Start at the top of the records and, please, print each line exactly through the line that contains "import matplotlib.pyplot as plt", leaving out all pictures.
>> Start Exercise data
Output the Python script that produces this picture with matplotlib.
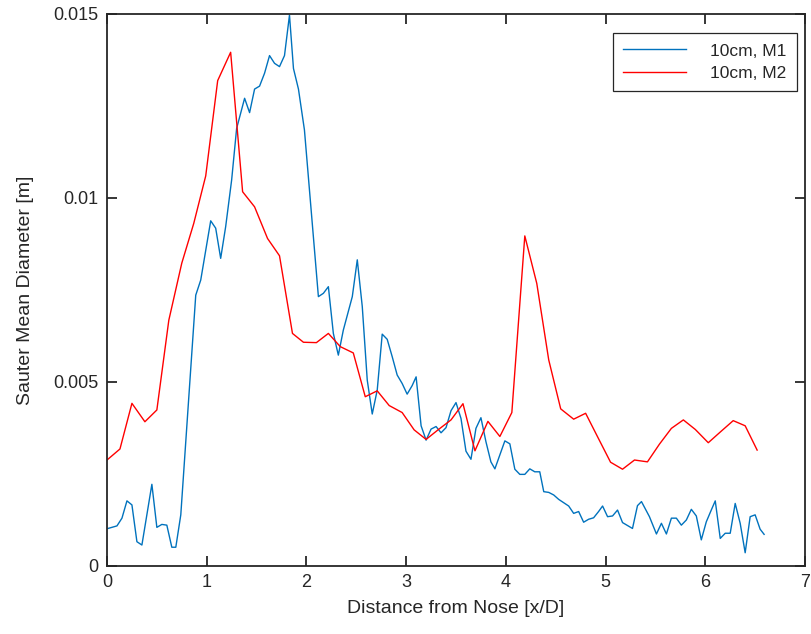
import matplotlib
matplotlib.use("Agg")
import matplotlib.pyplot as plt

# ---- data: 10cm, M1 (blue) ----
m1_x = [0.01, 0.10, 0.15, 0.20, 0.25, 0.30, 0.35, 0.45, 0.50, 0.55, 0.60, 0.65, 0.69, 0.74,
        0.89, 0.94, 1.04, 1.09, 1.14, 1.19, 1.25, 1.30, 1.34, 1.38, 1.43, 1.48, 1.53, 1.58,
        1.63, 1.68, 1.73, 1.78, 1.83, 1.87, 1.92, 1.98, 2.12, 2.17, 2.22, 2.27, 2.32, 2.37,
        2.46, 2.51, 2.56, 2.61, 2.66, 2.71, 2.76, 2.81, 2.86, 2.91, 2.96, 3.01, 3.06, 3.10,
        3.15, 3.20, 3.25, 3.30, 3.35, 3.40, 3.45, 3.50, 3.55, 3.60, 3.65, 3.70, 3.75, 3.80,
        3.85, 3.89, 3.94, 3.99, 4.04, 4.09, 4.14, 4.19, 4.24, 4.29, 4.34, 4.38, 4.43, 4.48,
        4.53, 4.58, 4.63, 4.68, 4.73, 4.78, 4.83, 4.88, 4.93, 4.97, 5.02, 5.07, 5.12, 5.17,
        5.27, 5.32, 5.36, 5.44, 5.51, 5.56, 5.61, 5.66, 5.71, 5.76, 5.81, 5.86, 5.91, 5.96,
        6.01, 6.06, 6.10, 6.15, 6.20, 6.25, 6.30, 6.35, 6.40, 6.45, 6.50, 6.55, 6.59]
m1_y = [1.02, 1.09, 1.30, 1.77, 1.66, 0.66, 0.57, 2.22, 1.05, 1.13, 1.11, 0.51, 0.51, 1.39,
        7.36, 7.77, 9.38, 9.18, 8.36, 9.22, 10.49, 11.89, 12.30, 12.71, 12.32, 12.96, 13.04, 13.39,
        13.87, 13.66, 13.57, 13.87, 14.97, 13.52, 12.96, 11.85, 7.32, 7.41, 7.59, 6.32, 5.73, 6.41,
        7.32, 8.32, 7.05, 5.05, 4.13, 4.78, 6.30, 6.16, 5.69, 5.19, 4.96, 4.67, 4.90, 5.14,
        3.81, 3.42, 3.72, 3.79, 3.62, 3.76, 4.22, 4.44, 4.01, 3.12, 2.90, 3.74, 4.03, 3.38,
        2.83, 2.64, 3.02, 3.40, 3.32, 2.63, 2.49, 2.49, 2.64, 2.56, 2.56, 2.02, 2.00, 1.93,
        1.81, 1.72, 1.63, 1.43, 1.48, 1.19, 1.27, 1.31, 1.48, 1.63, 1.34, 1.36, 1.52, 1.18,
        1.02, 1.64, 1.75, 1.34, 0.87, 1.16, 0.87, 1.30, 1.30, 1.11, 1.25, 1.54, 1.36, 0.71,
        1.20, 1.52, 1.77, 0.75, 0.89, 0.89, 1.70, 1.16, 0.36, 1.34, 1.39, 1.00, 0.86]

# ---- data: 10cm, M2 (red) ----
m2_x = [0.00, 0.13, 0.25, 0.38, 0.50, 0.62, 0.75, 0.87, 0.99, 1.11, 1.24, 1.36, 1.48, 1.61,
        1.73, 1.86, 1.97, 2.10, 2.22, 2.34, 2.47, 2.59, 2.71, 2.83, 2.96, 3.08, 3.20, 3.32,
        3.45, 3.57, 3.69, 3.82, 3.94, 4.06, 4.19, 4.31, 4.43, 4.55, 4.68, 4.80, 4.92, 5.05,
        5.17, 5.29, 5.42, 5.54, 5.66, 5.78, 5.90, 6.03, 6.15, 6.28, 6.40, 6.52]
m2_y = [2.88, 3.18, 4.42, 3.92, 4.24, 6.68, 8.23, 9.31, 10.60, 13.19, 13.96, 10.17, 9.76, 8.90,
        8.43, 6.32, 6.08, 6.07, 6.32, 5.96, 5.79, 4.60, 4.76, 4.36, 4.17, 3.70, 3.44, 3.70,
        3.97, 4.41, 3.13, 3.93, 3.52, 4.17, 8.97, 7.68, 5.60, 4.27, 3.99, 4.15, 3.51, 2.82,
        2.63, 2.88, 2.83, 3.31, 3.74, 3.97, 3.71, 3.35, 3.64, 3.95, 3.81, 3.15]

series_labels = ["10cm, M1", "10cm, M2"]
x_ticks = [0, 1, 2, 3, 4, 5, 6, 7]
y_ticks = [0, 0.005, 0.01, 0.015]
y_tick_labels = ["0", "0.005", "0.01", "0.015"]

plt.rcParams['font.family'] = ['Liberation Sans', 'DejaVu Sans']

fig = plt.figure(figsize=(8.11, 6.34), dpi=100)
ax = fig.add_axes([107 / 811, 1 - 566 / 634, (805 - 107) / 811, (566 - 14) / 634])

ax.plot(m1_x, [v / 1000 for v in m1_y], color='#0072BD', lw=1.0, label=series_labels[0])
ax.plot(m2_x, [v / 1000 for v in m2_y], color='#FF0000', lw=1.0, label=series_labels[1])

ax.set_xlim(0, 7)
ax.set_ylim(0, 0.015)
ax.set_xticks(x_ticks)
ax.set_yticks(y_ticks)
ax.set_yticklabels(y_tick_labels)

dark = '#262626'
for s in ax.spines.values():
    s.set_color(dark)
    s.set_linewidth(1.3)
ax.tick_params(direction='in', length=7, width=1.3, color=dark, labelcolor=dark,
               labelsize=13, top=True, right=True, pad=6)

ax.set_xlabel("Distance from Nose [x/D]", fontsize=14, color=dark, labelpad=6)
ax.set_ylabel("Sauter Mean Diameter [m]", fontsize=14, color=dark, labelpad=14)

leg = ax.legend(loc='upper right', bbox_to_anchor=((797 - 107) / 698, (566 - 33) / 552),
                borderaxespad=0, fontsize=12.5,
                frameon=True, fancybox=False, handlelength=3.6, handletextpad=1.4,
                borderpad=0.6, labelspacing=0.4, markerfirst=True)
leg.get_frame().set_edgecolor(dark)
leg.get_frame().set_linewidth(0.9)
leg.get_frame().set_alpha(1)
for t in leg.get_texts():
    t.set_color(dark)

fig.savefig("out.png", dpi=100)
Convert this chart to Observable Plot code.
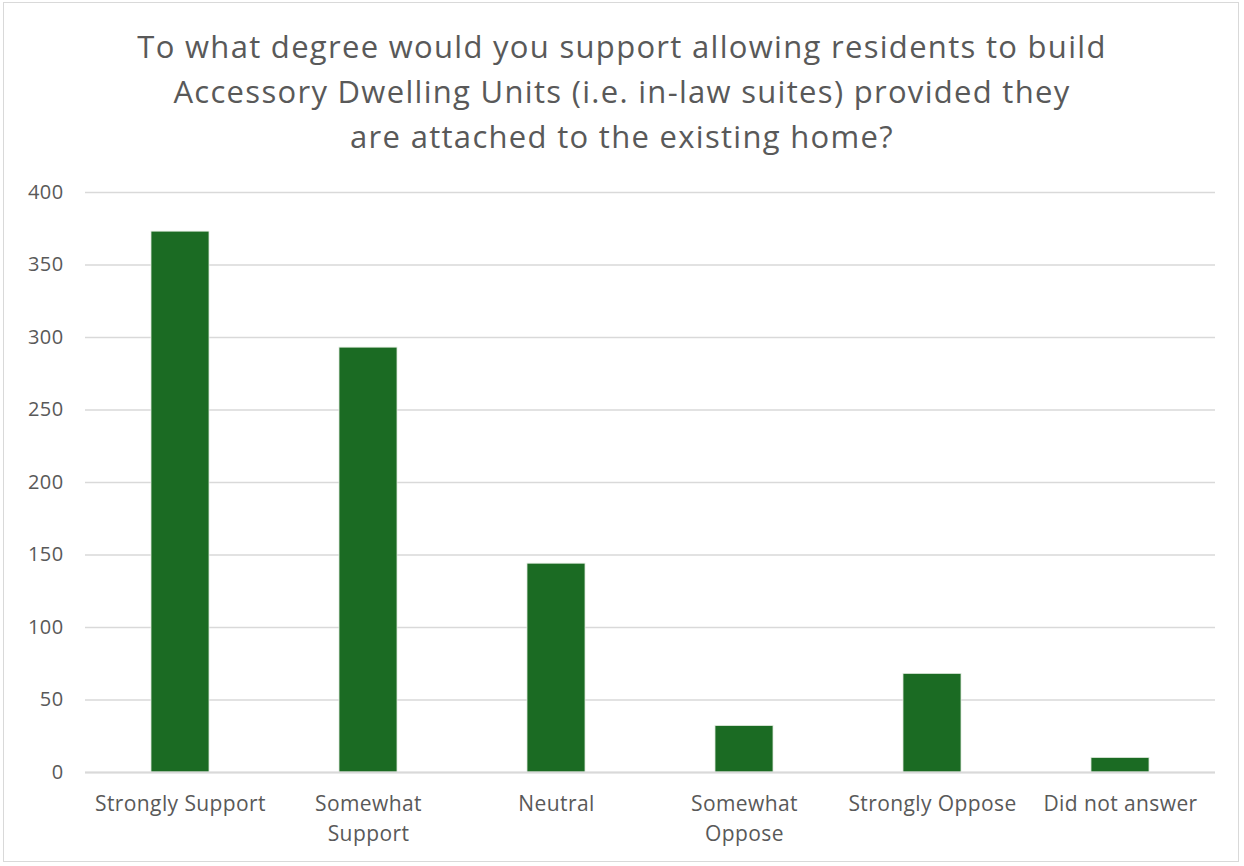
>> End Exercise data
# Reply:
Output the Python script that produces this picture with matplotlib.
import matplotlib
matplotlib.use("Agg")
import matplotlib.pyplot as plt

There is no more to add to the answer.